“Just a few days ago, the word "caremongering" did not exist. Yet just three days later what started as a way to help vulnerable people in Toronto has turned into a movement spreading fast across Canada.”
The above came from a BBC news article examining a recent trend that has awoken in light of the COVID-19 pandemic.
Caremongering. What a word to have next to Canada in the dictionary. Just as I believe that true generosity comes into being when the gift costs the giver something, so too do I believe that deep care comes into being when the giver is asked to count the cost. Imagine my surprise to look around and see people signing up anyways.
I have been watching hourly news updates with equal amounts of clarity and horror as COVID-19 shuts down restaurant after school after business.
“What is happening? Do you know? How long will this last?” we ask each other. No one knows. We pray for the family of victims so suddenly taken. We pray for politicians, public health officials, and those stranded abroad. We pray for the vulnerable, the frontline workers, the fearful, and those hooked up to the too-few ventilators. These are extraordinary times.
Even so, it is in the midst of the fear and worry that I hope to bring a bit of light by amplifying a different kind of extraordinary unfolding all about us. Those who know me are aware that I have been banging on about “belonging to one another” since I was about 22 years old. It was in a counter-cultural community in a New York City basement church when I heard the phrase, and have since never been the same. And while I have seen glimpses of it here and there over the years, I am suddenly seeing a revolution of belonging all around me.
There is a walking club that has been organized in my neighbourhood. I have received texts offering extra groceries or toilet paper should I need it. I received a call from a fellow staff member who checked in because they know I do not live with my family.
“Don’t hesitate to call if you need anything,” they said. I got mysteriously teary-eyed and said thank-you for checking in and yes, I would call – I promise – if I need anything.
The buy-and-sell pages in my city are inundated with offers of help from total strangers to assist the old and vulnerable in specific geographic neighbourhoods. I laughed out loud yesterday when I heard that someone nearby has hooked up a trailer to their bike and is offering to do front-door deliveries if anyone is in need. Our local bookstore and coffee shop will deliver packages of books and coffee to the doorstep free of charge. Twenty-two members of my family were up late last night on a Canada-wide Zoom call to combat social isolation.

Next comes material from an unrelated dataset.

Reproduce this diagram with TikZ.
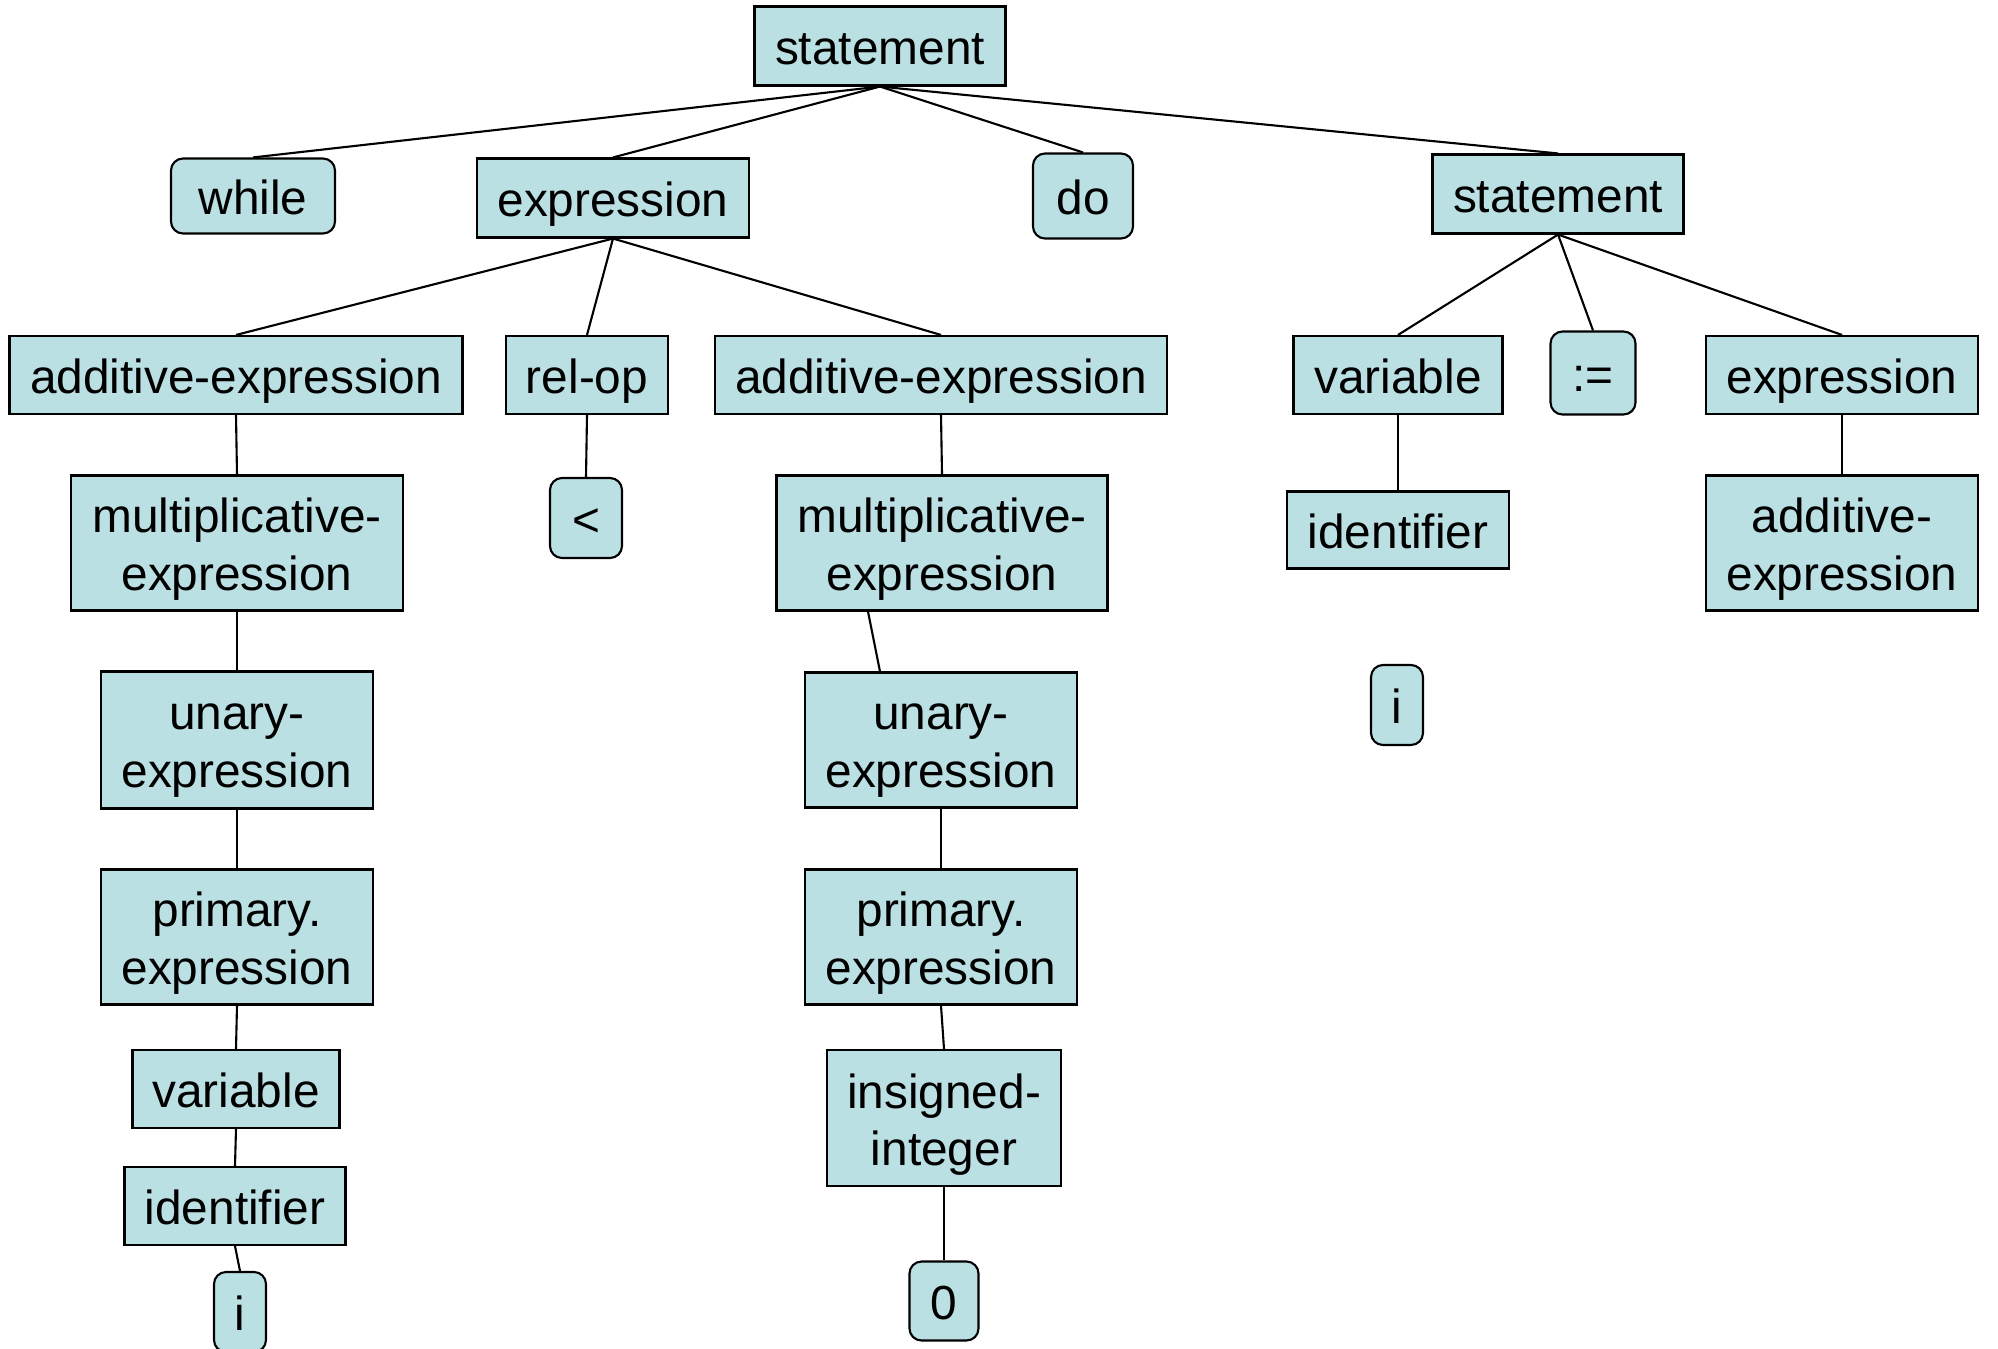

I’ve received emails from our internet and hydro companies waving charges for extra fees during these uncertain times. The latest update on our neighbourhood NextDoor app reads:
“I am making meals to deliver to [a high-risk youth shelter] tomorrow by noon. I am also making up a box of food for the pantry. If anyone wants to contribute I will leave a box on my step at this street at the corner of such and such in our neighbourhood.”
The bar down the street posted a plea asking that despite the push to support small business, neighbours consider donating first to the food bank.
My neighbourhood is not an exception, though. We are merely a geographically specific expression of the belonging that is unfolding across the globe. You can stream operas and symphonies for free, tour museums online you might never get to visit, and do the same with certain zoos or aquariums. In Italy, people are singing and playing music on their balconies together. In Spain, people flooded their porches to clap at 10 p.m. for their brave healthcare providers. In Canada, various people are hosting story times and recording readings online; Montreal teenagers are offering free babysitting services to those who have run out of options; and I have heard stories of airport shuttles being organized.
We are learning how to enact a consciousness for people we should have all year round: the old, sick, those who live alone, those who live in cramped quarters, the vulnerable and lonely. I believe we are releasing those who experience this reality without a virus finally to put words to the needs they have all year round.
A friend wrote, “This is my last elevator ride for awhile. I’m working from home until further notice. I’m feeling a bit nervous to work alone actually. Check in on your single friends, folks!”
And we should! An elderly person responded to a recent offer of help on a neighbourhood forum saying, “Thank you. I am a senior and I feel much more supported now.” And they should! They should feel this way not only in a time of crisis.
As Anser Daud wrote in the Globe and Mail earlier this week, “Regardless of whether or not coronavirus persists, when it comes to health, we must understand that we’re greater than the sum of our individual parts – but less than we could be, if we ignore our weakest ones.”
While I am only on Day 4 of my personal “social distancing” experience, I am starting to see what my friend Ben means when he quotes theologian Frederick Buechner as saying, “The story of any one of us is in some measure the story of us all.”
So, if we truly “are each other’s business” as the poet Gwendolyn Brooks would claim, then I want us to be conscious in the midst of all the loss and fear that this too is the story we are writing together. It is a story of patience and love and generosity and belonging. It is the story of learning and leaning together in uncertain times. And this? This is a story we can be proud of.